### Exercise aim
Return the listing below unchanged, minus its pictures.

* Begin *

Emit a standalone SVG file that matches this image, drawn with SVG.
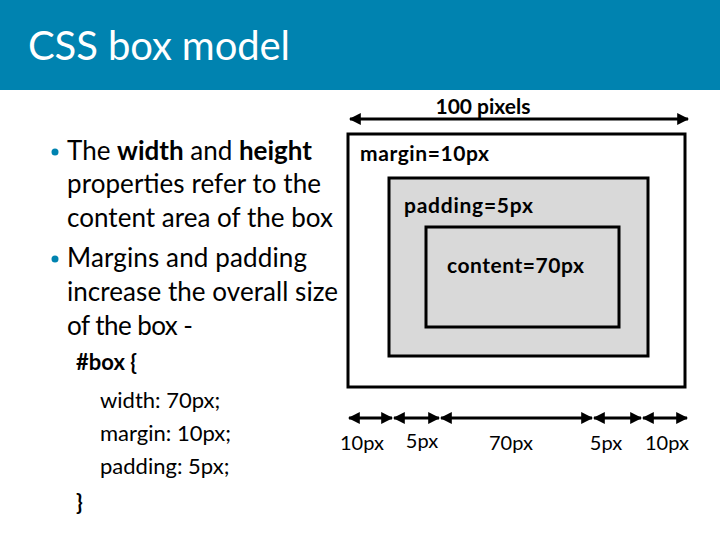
<svg xmlns="http://www.w3.org/2000/svg" width="720" height="540" viewBox="0 0 720 540">
<style>
.t{font-family:Lato,"Open Sans","Liberation Sans",sans-serif;fill:#000}
.b{font-weight:bold}
.body{font-size:26px}
.code{font-size:22px}
.lbl{font-size:21px}
.dim{font-size:20px}
.box{stroke:#000;stroke-width:3}
.arr{stroke:#000;stroke-width:3;fill:none;marker-start:url(#ah);marker-end:url(#ah)}
</style>
<defs>
<marker id="ah" viewBox="0 0 10 10" refX="9" refY="5" markerWidth="4" markerHeight="4" orient="auto-start-reverse" markerUnits="strokeWidth">
<path d="M0,0 L10,5 L0,10 z" fill="#000"/>
</marker>
</defs>
<rect x="0" y="0" width="720" height="90" fill="#0083b0"/>
<text x="28" y="60" font-family="Lato,'Open Sans',sans-serif" font-size="40" fill="#fff" textLength="262">CSS box model</text>
<g id="bullets">
<circle cx="55" cy="152" r="3.5" fill="#0083b0"/>
<circle cx="55" cy="259" r="3.5" fill="#0083b0"/>
<text class="t body" x="67" y="160" textLength="245">The <tspan class="b">width</tspan> and <tspan class="b">height</tspan></text>
<text class="t body" x="67" y="193" textLength="254">properties refer to the</text>
<text class="t body" x="67" y="227" textLength="266">content area of the box</text>
<text class="t body" x="67" y="267" textLength="240">Margins and padding</text>
<text class="t body" x="67" y="301" textLength="271">increase the overall size</text>
<text class="t body" x="67" y="335" textLength="126">of the box -</text>
</g>
<g id="code">
<text class="t code b" x="76" y="370">#box {</text>
<text class="t code" x="100" y="408">width: 70px;</text>
<text class="t code" x="100" y="441">margin: 10px;</text>
<text class="t code" x="100" y="474">padding: 5px;</text>
<text class="t code b" x="76" y="510">}</text>
</g>
<g id="margin-box">
<rect class="box" x="348" y="134" width="337" height="253" fill="#fff"/>
<text class="t lbl b" x="360" y="161" textLength="129">margin=10px</text>
</g>
<g id="padding-box">
<rect class="box" x="389" y="178" width="259" height="178" fill="#d9d9d9"/>
<text class="t lbl b" x="404" y="213" textLength="129">padding=5px</text>
</g>
<g id="content-box">
<rect class="box" x="426" y="227" width="193" height="100" fill="#d9d9d9"/>
<text class="t lbl b" x="447" y="273" textLength="137">content=70px</text>
</g>
<g id="connectors">
<line class="arr" x1="350" y1="119" x2="688" y2="119"/>
<line class="arr" x1="349" y1="418" x2="392" y2="418"/>
<line class="arr" x1="394" y1="418" x2="439" y2="418"/>
<line class="arr" x1="441" y1="418" x2="592" y2="418"/>
<line class="arr" x1="594" y1="418" x2="641" y2="418"/>
<line class="arr" x1="643" y1="418" x2="687" y2="418"/>
</g>
<g id="labels">
<text class="t lbl b" x="483" y="114" text-anchor="middle">100 pixels</text>
<text class="t dim" x="362" y="450" text-anchor="middle">10px</text>
<text class="t dim" x="422" y="448" text-anchor="middle">5px</text>
<text class="t dim" x="511" y="450" text-anchor="middle">70px</text>
<text class="t dim" x="606" y="450" text-anchor="middle">5px</text>
<text class="t dim" x="667" y="450" text-anchor="middle">10px</text>
</g>
</svg>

* End *

### Response
Emit a standalone SVG file that matches this image, drawn with SVG.
<svg xmlns="http://www.w3.org/2000/svg" width="720" height="540" viewBox="0 0 720 540">
<style>
.t{font-family:Lato,"Open Sans","Liberation Sans",sans-serif;fill:#000}
.b{font-weight:bold}
.body{font-size:26px}
.code{font-size:22px}
.lbl{font-size:21px}
.dim{font-size:20px}
.box{stroke:#000;stroke-width:3}
.arr{stroke:#000;stroke-width:3;fill:none;marker-start:url(#ah);marker-end:url(#ah)}
</style>
<defs>
<marker id="ah" viewBox="0 0 10 10" refX="9" refY="5" markerWidth="4" markerHeight="4" orient="auto-start-reverse" markerUnits="strokeWidth">
<path d="M0,0 L10,5 L0,10 z" fill="#000"/>
</marker>
</defs>
<rect x="0" y="0" width="720" height="90" fill="#0083b0"/>
<text x="28" y="60" font-family="Lato,'Open Sans',sans-serif" font-size="40" fill="#fff" textLength="262">CSS box model</text>
<g id="bullets">
<circle cx="55" cy="152" r="3.5" fill="#0083b0"/>
<circle cx="55" cy="259" r="3.5" fill="#0083b0"/>
<text class="t body" x="67" y="160" textLength="245">The <tspan class="b">width</tspan> and <tspan class="b">height</tspan></text>
<text class="t body" x="67" y="193" textLength="254">properties refer to the</text>
<text class="t body" x="67" y="227" textLength="266">content area of the box</text>
<text class="t body" x="67" y="267" textLength="240">Margins and padding</text>
<text class="t body" x="67" y="301" textLength="271">increase the overall size</text>
<text class="t body" x="67" y="335" textLength="126">of the box -</text>
</g>
<g id="code">
<text class="t code b" x="76" y="370">#box {</text>
<text class="t code" x="100" y="408">width: 70px;</text>
<text class="t code" x="100" y="441">margin: 10px;</text>
<text class="t code" x="100" y="474">padding: 5px;</text>
<text class="t code b" x="76" y="510">}</text>
</g>
<g id="margin-box">
<rect class="box" x="348" y="134" width="337" height="253" fill="#fff"/>
<text class="t lbl b" x="360" y="161" textLength="129">margin=10px</text>
</g>
<g id="padding-box">
<rect class="box" x="389" y="178" width="259" height="178" fill="#d9d9d9"/>
<text class="t lbl b" x="404" y="213" textLength="129">padding=5px</text>
</g>
<g id="content-box">
<rect class="box" x="426" y="227" width="193" height="100" fill="#d9d9d9"/>
<text class="t lbl b" x="447" y="273" textLength="137">content=70px</text>
</g>
<g id="connectors">
<line class="arr" x1="350" y1="119" x2="688" y2="119"/>
<line class="arr" x1="349" y1="418" x2="392" y2="418"/>
<line class="arr" x1="394" y1="418" x2="439" y2="418"/>
<line class="arr" x1="441" y1="418" x2="592" y2="418"/>
<line class="arr" x1="594" y1="418" x2="641" y2="418"/>
<line class="arr" x1="643" y1="418" x2="687" y2="418"/>
</g>
<g id="labels">
<text class="t lbl b" x="483" y="114" text-anchor="middle">100 pixels</text>
<text class="t dim" x="362" y="450" text-anchor="middle">10px</text>
<text class="t dim" x="422" y="448" text-anchor="middle">5px</text>
<text class="t dim" x="511" y="450" text-anchor="middle">70px</text>
<text class="t dim" x="606" y="450" text-anchor="middle">5px</text>
<text class="t dim" x="667" y="450" text-anchor="middle">10px</text>
</g>
</svg>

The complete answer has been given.